You would wouldn’t you C? Lol

Truthfully, I’ve been shooting all the flashlight money! :blush:

Nice conceptional work again Fl2! With a classy result!

Dang , that’s really nice , Firelight2 . Nice job . :+1:

For once I have to agree with a couple of members comments here Firelight2. Nice work. :+1:

Finally finished my own 18650 lantern mod. I have no build thread, and I can not recommend anyone making it precisely as I did because it involved so many little customisations and part-making (nothing special but too many to count) that taking a different approach would be highly recommended.

Description: I use an old Supfire A6-T6 as a host. The light comes from a 2000K Nichia E21A driven by a 3x7135 biscotti driver. The optic came from a Philips household bulb. The bezel was heavily adapted, an aluminium ring was made to clamp the optic and attach the roof to, the ledboard was raised with an extra copper spacer, and a sturdy roof was constructed, to protect the plastic optic, but more for aestetics.

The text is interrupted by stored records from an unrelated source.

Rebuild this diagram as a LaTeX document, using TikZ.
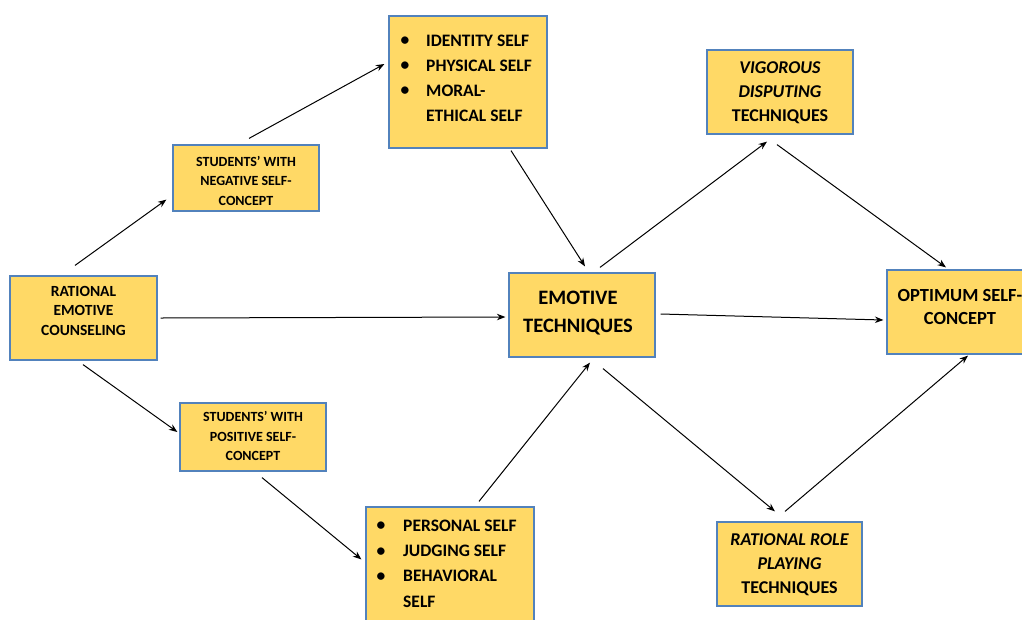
\documentclass[tikz,border=0pt]{standalone}
\usepackage{fontspec}
\setmainfont{Carlito}
\usetikzlibrary{arrows.meta,calc}
\definecolor{boxfill}{HTML}{FFD966}
\definecolor{boxline}{HTML}{5282BC}
\newcommand{\fs}[2]{\fontsize{#1}{#2}\selectfont\bfseries}
\begin{document}
\begin{tikzpicture}[x=1pt,y=-1pt,
  box/.style={draw=boxline, fill=boxfill, line width=1.2pt, inner sep=0pt},
  arr/.style={-{Stealth[length=8.5pt,width=6.5pt]}, line width=1pt, black},
  txt/.style={align=center, inner sep=0pt, anchor=north},
  ltxt/.style={align=left, inner sep=0pt, anchor=north west}]
\useasboundingbox (0,0) rectangle (1022,619);
% boxes
\node[box, minimum width=147pt, minimum height=84pt] (rec) at (83.5,318) {};
\node[box, minimum width=146pt, minimum height=66pt] (neg) at (246,178) {};
\node[box, minimum width=158pt, minimum height=132pt] (ident) at (468,82) {};
\node[box, minimum width=146pt, minimum height=68pt] (pos) at (253,437) {};
\node[box, minimum width=168pt, minimum height=130pt] (pers) at (450,572) {};
\node[box, minimum width=146pt, minimum height=84pt] (emo) at (582,315) {};
\node[box, minimum width=146pt, minimum height=84pt] (vig) at (780,92) {};
\node[box, minimum width=145pt, minimum height=84pt] (rat) at (789.5,564) {};
\node[box, minimum width=146pt, minimum height=84pt] (opt) at (960,312) {};
% texts
\node[txt, font=\fs{15.5}{19.6}] (trec) at (83.5,286) {RATIONAL\\EMOTIVE\\COUNSELING};
\node[txt, font=\fs{14}{19.5}] (tneg) at (246,156) {STUDENTS’ WITH\\NEGATIVE SELF-\\CONCEPT};
\node[txt, font=\fs{14}{19.5}] (tpos) at (253,411.5) {STUDENTS’ WITH\\POSITIVE SELF-\\CONCEPT};
\node[ltxt, font=\fs{17.5}{25}] (tident) at (426,34.5) {IDENTITY SELF\\PHYSICAL SELF\\MORAL-\\ETHICAL SELF};
\node[txt, anchor=north, font=\fs{17.5}{25}] (bident) at (405,37) {•\\•\\•};
\node[ltxt, font=\fs{17.5}{25.3}] (tpers) at (403,519.5) {PERSONAL SELF\\JUDGING SELF\\BEHAVIORAL\\SELF};
\node[txt, anchor=north, font=\fs{17.5}{25.3}] (bpers) at (381,522) {•\\•\\•};
\node[txt, font=\fs{20.5}{28}] (temo) at (578,291) {EMOTIVE\\TECHNIQUES};
\node[txt, font=\fs{18}{24}] (tvig) at (780,61.5) {\itshape VIGOROUS\\\itshape DISPUTING\\TECHNIQUES};
\node[txt, font=\fs{18}{24}] (trat) at (789.5,533.5) {\itshape RATIONAL ROLE\\\itshape PLAYING\\TECHNIQUES};
\node[txt, font=\fs{18.5}{23}] (topt) at (960,289) {OPTIMUM SELF-\\CONCEPT};
% connectors
\draw[arr] ($(rec.north)+(-8.5,-10)$) -- ($(neg.south west)+(-6,-12)$);
\draw[arr] ($(neg.north)+(3,-6)$) -- ($(ident.west)+(-4,-18)$);
\draw[arr] ($(rec.east)+(3,0)$) -- ($(emo.west)+(-3,2)$);
\draw[arr] ($(ident.south)+(43,2)$) -- ($(emo.north)+(3,-6)$);
\draw[arr] ($(rec.south)+(-0.5,4)$) -- ($(pos.west)+(-2,-5)$);
\draw[arr] ($(pos.south)+(9,6)$) -- ($(pers.north west)+(-4,53)$);
\draw[arr] ($(pers.north)+(29,-5)$) -- ($(emo.south)+(8,5)$);
\draw[arr] ($(emo.south)+(21,11)$) -- ($(rat.north)+(-14.5,-10)$);
\draw[arr] ($(rat.north)+(-4.5,-10)$) -- ($(opt.south)+(8,1)$);
\draw[arr] ($(emo.north)+(18,-5)$) -- ($(vig.south)+(-13,7)$);
\draw[arr] ($(vig.south)+(-3,10)$) -- ($(opt.north)+(-14,-2)$);
\draw[arr] ($(emo.east)+(5,-1)$) -- ($(opt.west)+(-3,8)$);
\end{tikzpicture}
\end{document}
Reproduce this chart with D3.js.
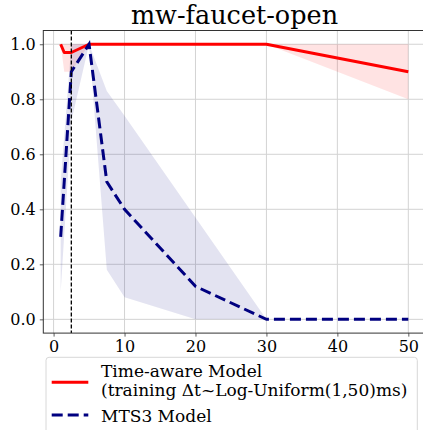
<!DOCTYPE html>
<html>
<head>
<meta charset="utf-8">
<script src="https://cdn.jsdelivr.net/npm/d3@7"></script>
<style>
  body { margin: 0; background: #fff; }
</style>
</head>
<body>
<div id="chart"></div>
<script>
// Data
const timeAwareX = [1, 1.5, 2.5, 5, 7.5, 10, 20, 30, 50];
const timeAwareMean = [1.0, 0.97, 0.97, 1.0, 1.0, 1.0, 1.0, 1.0, 0.9];
const timeAwareLow = [1.0, 0.9, 0.9, 1.0, 1.0, 1.0, 1.0, 1.0, 0.8];
const timeAwareHigh = [1.0, 1.0, 1.0, 1.0, 1.0, 1.0, 1.0, 1.0, 1.0];

const mts3X = [1, 2.5, 5, 7.5, 10, 20, 30, 50];
const mts3Mean = [0.3, 0.9, 1.0, 0.5, 0.4, 0.12, 0.0, 0.0];
const mts3Low = [0.1, 0.72, 1.0, 0.18, 0.08, 0.0, 0.0, 0.0];
const mts3High = [0.5, 1.0, 1.0, 0.83, 0.74, 0.37, 0.0, 0.0];

const trainLimit = 2.5;
const xTicks = [0, 10, 20, 30, 40, 50];
const yTicks = [0.0, 0.2, 0.4, 0.6, 0.8, 1.0];

const config = {
  width: 423,
  height: 430,
  left: 43.3,
  right: 425.7,
  top: 30.5,
  bottom: 333.1,
  font: "DejaVu Serif",
};

const { width, height } = config;

const svg = d3.select("#chart")
  .append("svg")
  .attr("width", width)
  .attr("height", height);

const x = d3.scaleLinear().domain([-1.45, 52.45]).range([config.left, config.right]);
const y = d3.scaleLinear().domain([-0.05, 1.05]).range([config.bottom, config.top]);

// Grid
svg.append("g")
  .selectAll("line")
  .data(xTicks)
  .join("line")
  .attr("x1", (d) => x(d)).attr("x2", (d) => x(d))
  .attr("y1", config.top).attr("y2", config.bottom)
  .attr("stroke", "#d3d3d3").attr("stroke-width", 1);

svg.append("g")
  .selectAll("line")
  .data(yTicks)
  .join("line")
  .attr("x1", config.left).attr("x2", config.right)
  .attr("y1", (d) => y(d)).attr("y2", (d) => y(d))
  .attr("stroke", "#d3d3d3").attr("stroke-width", 1);

function band(xs, lo, hi) {
  const pts = xs.map((v, i) => ({ x: v, lo: lo[i], hi: hi[i] }));
  return d3.area().x((d) => x(d.x)).y0((d) => y(d.lo)).y1((d) => y(d.hi))(pts);
}
function line(xs, ys) {
  return d3.line().x((d) => x(d[0])).y((d) => y(d[1]))(xs.map((v, i) => [v, ys[i]]));
}

// Bands
svg.append("path")
  .attr("d", band(timeAwareX, timeAwareLow, timeAwareHigh))
  .attr("fill", "rgba(255,0,0,0.11)");
svg.append("path")
  .attr("d", band(mts3X, mts3Low, mts3High))
  .attr("fill", "rgba(0,0,128,0.11)");

// Lines
svg.append("path")
  .attr("d", line(timeAwareX, timeAwareMean))
  .attr("fill", "none")
  .attr("stroke", "#ff0000")
  .attr("stroke-width", 3)
  .attr("stroke-linejoin", "round");

svg.append("path")
  .attr("d", line(mts3X, mts3Mean))
  .attr("fill", "none")
  .attr("stroke", "#000080")
  .attr("stroke-width", 3)
  .attr("stroke-dasharray", "11,5");

// Training range marker
svg.append("line")
  .attr("x1", x(trainLimit)).attr("x2", x(trainLimit))
  .attr("y1", config.top).attr("y2", config.bottom)
  .attr("stroke", "#000")
  .attr("stroke-width", 1.3)
  .attr("stroke-dasharray", "4,2");

// Axes
const xAxis = svg.append("g")
  .attr("transform", `translate(0,${config.bottom})`)
  .call(d3.axisBottom(x).tickValues(xTicks).tickSize(3.5).tickPadding(4).tickFormat(d3.format("d")));
const yAxis = svg.append("g")
  .attr("transform", `translate(${config.left},0)`)
  .call(d3.axisLeft(y).tickValues(yTicks).tickSize(3.5).tickPadding(4).tickFormat(d3.format(".1f")));

[xAxis, yAxis].forEach((g) => {
  g.select(".domain").remove();
  g.attr("font-family", config.font).attr("font-size", 16);
  g.selectAll("text").attr("fill", "#000");
  g.selectAll("line").attr("stroke", "#333").attr("stroke-width", 0.8);
});

// Spines
svg.append("rect")
  .attr("x", config.left).attr("y", config.top)
  .attr("width", config.right - config.left)
  .attr("height", config.bottom - config.top)
  .attr("fill", "none")
  .attr("stroke", "#333")
  .attr("stroke-width", 1);

// Title
svg.append("text")
  .attr("x", (config.left + config.right) / 2)
  .attr("y", 24)
  .attr("text-anchor", "middle")
  .attr("font-family", config.font)
  .attr("font-size", 25.5)
  .text("mw-faucet-open");

// Legend
const legend = svg.append("g");
legend.append("rect")
  .attr("x", 46).attr("y", 357.3)
  .attr("width", 371.3).attr("height", 90)
  .attr("rx", 3)
  .attr("fill", "#fff")
  .attr("stroke", "#d8d8d8")
  .attr("stroke-width", 1);

legend.append("line")
  .attr("x1", 51.7).attr("x2", 88.3).attr("y1", 382.3).attr("y2", 382.3)
  .attr("stroke", "#ff0000").attr("stroke-width", 3);
legend.append("line")
  .attr("x1", 51.7).attr("x2", 88.3).attr("y1", 415).attr("y2", 415)
  .attr("stroke", "#000080").attr("stroke-width", 3).attr("stroke-dasharray", "11,5");

const legendText = [
  ["Time-aware Model", 376.7],
  ["(training Δt~Log-Uniform(1,50)ms)", 395.7],
  ["MTS3 Model", 421.7],
];
legend.selectAll("text.item")
  .data(legendText)
  .join("text")
  .attr("class", "item")
  .attr("x", 101)
  .attr("y", (d) => d[1])
  .attr("font-family", config.font)
  .attr("font-size", 17)
  .text((d) => d[0]);
</script>
</body>
</html>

It is hopelessly inefficient, at max I measure 1.05A and just 80 lumen, that is only 19 lm/W. For comparison, just yesterday I measured the BLF-LT1 in warmest 2600K setting at 43 lm/W. I think the main reason is the ultrawarm 2000K 90CRI led, but the optic may be less efficient than the LT1 optic too.

Still, it will have high practical use, as a night light for my son (at 25mA/140hrs runtime) when not at home, and when camping 80 lumen is plenty, normal use when sitting in front of the tent will even be lower (we hardly travel by car, the BLF lantern will in most occasions be too large to take with us).

djozz :heart_eyes:
Din 580 eye bolt, most pretty looking thing you can attach to the flashlight ever.

Is that the diffuser of a E27 philips LED bulb in your lantern?